Sunday, 03/10/2024 9:05:28 PM

Sunday, March 10, 2024 9:05:28 PM

Post# of 42763
From the 3Dicon 14 C ,a mutiple paged explaination of the changes we all recieved one in the mail to shareholders of 3Dicon on March 20 , 2017 and it outlined these corporate changes to take effect 1) Name change from 3Dicon to "The Coretec Group 2) Symbol change from TDCP to a symbol that would fit name , they choose CRTG 3) Reverse Split 4 ) Cuspid change . ( #1 and #2 happened after a 20 day period from the mailing date March 17 2016 )

Important time lines 1) May 31, 2016 > Press release announcement that 3Dicon and Coretec LLC would merge and do a share exchange agreement 2) October 6, 2016 Share exchange agreement CLOSES . 3) March 20th , 2017 14 C mailed to shareholders about corporate changes 4 ) JUNE 29th , 2017 Reverse Split 300/1 became effective . ( This date is not in this document i printed off the announcement that was sent from then CEO Micheal Kraft in a news release )

This supports the ideas that there may not be a Reverse Split because these reasons for the R/S with the early Coretec Groups situation is totally different today with Core Optics on board and CRTG must farther down the road technology wise ..these would not be reasons for the new company to do a R/S ..

NOTE It took 4 months and 6 days for The Share exchange agreement to Close once the merger was announced

It was 13 months from the time of the share exchange agreement was announced till the company did the reverse split of 300/1 share exchange announcement was May 31 2016 ... June 29 2017 was the R/S 300/1

14 C March 17 2017 https://capedge.com/filing/1375195/0001144204-17-015481/CRTG-DEF14C

Taken from 14 C Purpose for the Reverse Stock Split

The Board has the sole discretion to implement the Reverse Stock Split within a range of between 1-for-50 and up to 1-for-300. The Board believes that approval of a range of ratios (as opposed to approval of a specified ratio) provides the Board with maximum flexibility to achieve the purposes of the Reverse Stock Split and, therefore, is in the best interests of the Company and its stockholders.

The Board believes that the Reverse Stock Split will cause the per share market price of our Common Stock to increase and such resulting increase in the per share price of our Common Stock could encourage increased investor interest in our Common Stock and promote greater confidence amongst our investors.
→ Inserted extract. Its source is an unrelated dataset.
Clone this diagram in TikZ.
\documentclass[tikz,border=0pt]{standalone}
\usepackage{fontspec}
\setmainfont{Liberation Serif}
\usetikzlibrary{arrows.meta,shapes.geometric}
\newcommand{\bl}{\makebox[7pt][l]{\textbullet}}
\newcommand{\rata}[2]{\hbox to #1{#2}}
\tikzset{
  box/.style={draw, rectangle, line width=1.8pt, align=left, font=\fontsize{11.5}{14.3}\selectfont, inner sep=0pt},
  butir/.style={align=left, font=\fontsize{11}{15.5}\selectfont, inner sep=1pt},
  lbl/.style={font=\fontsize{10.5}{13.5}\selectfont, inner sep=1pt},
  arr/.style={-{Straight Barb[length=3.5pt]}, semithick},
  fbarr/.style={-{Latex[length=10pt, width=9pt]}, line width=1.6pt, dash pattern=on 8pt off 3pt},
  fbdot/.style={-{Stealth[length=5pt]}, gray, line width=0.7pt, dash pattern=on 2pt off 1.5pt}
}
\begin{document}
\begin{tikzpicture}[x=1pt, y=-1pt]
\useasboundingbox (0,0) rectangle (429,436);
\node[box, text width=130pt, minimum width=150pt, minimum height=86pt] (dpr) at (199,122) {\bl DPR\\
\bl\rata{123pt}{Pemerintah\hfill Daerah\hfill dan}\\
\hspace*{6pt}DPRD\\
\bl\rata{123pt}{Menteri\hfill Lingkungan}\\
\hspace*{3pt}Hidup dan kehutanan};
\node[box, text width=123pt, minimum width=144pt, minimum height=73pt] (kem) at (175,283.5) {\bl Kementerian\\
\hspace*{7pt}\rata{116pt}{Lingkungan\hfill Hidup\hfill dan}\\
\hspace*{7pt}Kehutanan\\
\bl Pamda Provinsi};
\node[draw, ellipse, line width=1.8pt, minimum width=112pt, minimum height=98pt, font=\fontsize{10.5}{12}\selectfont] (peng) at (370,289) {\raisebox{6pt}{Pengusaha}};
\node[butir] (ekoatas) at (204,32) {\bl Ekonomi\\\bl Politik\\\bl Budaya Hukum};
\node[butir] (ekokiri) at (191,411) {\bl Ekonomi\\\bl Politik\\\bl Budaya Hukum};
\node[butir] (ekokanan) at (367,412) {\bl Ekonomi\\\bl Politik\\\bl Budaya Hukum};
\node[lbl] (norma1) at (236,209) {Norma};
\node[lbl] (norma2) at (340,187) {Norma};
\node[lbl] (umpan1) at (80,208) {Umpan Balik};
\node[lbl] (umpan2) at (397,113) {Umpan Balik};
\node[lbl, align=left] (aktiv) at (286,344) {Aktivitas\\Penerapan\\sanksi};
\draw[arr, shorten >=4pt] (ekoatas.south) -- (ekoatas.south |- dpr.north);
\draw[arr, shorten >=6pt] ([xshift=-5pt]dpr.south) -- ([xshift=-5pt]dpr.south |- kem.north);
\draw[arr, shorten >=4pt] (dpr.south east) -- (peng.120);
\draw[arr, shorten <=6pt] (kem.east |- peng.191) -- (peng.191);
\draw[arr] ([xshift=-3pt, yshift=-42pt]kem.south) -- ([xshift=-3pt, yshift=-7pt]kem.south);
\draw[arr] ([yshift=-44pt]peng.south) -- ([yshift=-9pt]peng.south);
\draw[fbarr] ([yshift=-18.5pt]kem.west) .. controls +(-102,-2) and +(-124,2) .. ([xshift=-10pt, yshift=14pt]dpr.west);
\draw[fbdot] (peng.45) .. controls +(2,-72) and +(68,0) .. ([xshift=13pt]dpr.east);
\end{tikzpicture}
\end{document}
A greater price per share of our Common Stock could allow a broader range of institutions to invest in our Common Stock (namely, funds that are prohibited or discouraged from buying stocks with a price below a certain threshold), potentially increasing marketability, trading volume and liquidity of our Common Stock. Many institutional investors view stocks trading at low prices as unduly speculative in nature and, as a result, avoid investing in such stocks.
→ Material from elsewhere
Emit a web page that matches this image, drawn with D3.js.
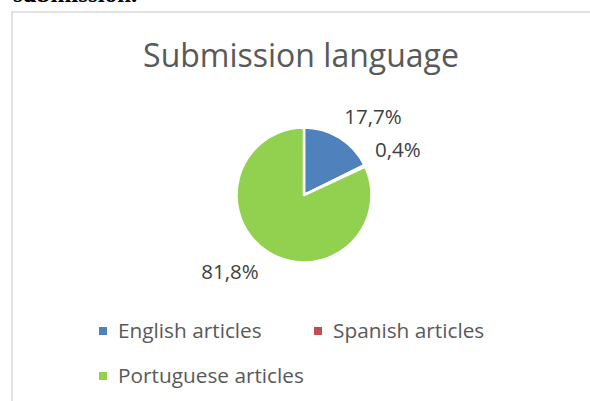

The Board believes that the Reverse Stock Split will provide the Board with flexibility to make our Common Stock a more attractive investment for these institutional investors, which we believe will enhance the liquidity for the holders of our Common Stock and may facilitate future sales of our Common Stock. The Reverse Stock Split could also increase interest in our Common Stock for analysts and brokers who may otherwise have policies that discourage or prohibit them in following or recommending companies with low stock prices. Additionally, because brokers’ commissions on transactions in low-priced stocks generally represent a higher percentage of the stock price than commissions on higher-priced stocks, the current average price per share of our Common Stock can result in individual shareholders paying transaction costs representing a higher percentage of their total share value than would be the case if the share price were substantially higher.
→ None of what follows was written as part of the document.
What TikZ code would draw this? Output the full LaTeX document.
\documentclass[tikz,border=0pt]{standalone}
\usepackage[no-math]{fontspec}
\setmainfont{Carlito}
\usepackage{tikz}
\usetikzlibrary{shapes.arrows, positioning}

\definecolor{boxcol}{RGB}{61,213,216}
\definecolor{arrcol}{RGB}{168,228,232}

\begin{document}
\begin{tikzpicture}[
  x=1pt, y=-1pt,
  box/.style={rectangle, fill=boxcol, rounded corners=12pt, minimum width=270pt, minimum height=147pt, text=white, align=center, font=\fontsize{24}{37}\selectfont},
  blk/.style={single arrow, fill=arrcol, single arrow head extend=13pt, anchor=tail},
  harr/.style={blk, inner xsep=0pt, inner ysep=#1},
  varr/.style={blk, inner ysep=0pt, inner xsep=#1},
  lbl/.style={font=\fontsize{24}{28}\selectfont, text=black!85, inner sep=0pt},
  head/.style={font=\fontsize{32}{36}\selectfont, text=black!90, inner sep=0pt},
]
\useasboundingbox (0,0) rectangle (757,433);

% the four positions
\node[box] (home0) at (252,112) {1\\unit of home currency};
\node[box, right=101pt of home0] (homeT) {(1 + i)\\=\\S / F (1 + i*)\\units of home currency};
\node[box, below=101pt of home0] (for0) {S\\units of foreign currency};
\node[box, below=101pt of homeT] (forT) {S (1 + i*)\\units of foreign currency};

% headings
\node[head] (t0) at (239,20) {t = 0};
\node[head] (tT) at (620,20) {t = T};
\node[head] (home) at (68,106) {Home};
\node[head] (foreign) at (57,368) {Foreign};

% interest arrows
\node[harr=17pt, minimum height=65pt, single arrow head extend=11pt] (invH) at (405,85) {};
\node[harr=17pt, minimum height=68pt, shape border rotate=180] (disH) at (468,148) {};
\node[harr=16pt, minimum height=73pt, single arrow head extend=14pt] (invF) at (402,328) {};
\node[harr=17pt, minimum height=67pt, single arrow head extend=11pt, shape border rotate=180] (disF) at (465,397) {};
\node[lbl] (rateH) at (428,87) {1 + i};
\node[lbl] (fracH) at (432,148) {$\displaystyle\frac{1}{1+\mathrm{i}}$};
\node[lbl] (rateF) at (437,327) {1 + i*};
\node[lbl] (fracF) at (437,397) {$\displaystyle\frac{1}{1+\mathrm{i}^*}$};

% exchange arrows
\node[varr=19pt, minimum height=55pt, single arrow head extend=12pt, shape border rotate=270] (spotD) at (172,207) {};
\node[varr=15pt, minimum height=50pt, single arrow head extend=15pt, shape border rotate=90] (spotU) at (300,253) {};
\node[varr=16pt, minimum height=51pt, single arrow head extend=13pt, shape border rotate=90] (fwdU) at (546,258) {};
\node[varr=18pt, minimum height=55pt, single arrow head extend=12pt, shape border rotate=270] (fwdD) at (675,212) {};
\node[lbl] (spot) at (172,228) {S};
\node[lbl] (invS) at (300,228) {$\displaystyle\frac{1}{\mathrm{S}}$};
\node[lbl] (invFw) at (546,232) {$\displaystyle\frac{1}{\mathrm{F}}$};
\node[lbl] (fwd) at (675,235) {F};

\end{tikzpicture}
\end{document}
As previously disclosed in the Company’s Current Report on Form 8-K filed with the U.S. Securities and Exchange Commission (“SEC”) on October 6, 2016, the Company entered into and closed a Share Exchange Agreement dated May 31, 2016 (the “Share Exchange Agreement”) by and between the Company and Coretec Industries, LLC, a North Carolina limited liability company (“Coretec”), pursuant to which the Company agreed to effect a corporate action that has the effect of allowing the Company to issue all Common Stock into which the Series B Preferred issued in connection with the Share Exchange Agreement may be converted (the “Capitalization Obligation”). As the Board believed, at the time of the closing of the Share Exchange Agreement and continues to believe, that the Company’s combination with Coretec provides significant opportunities to increase shareholder value, the Board believes that the Reverse Stock Split is in the best interest of the Company because the Reverse Stock Split will satisfy the Capitalization Obligation.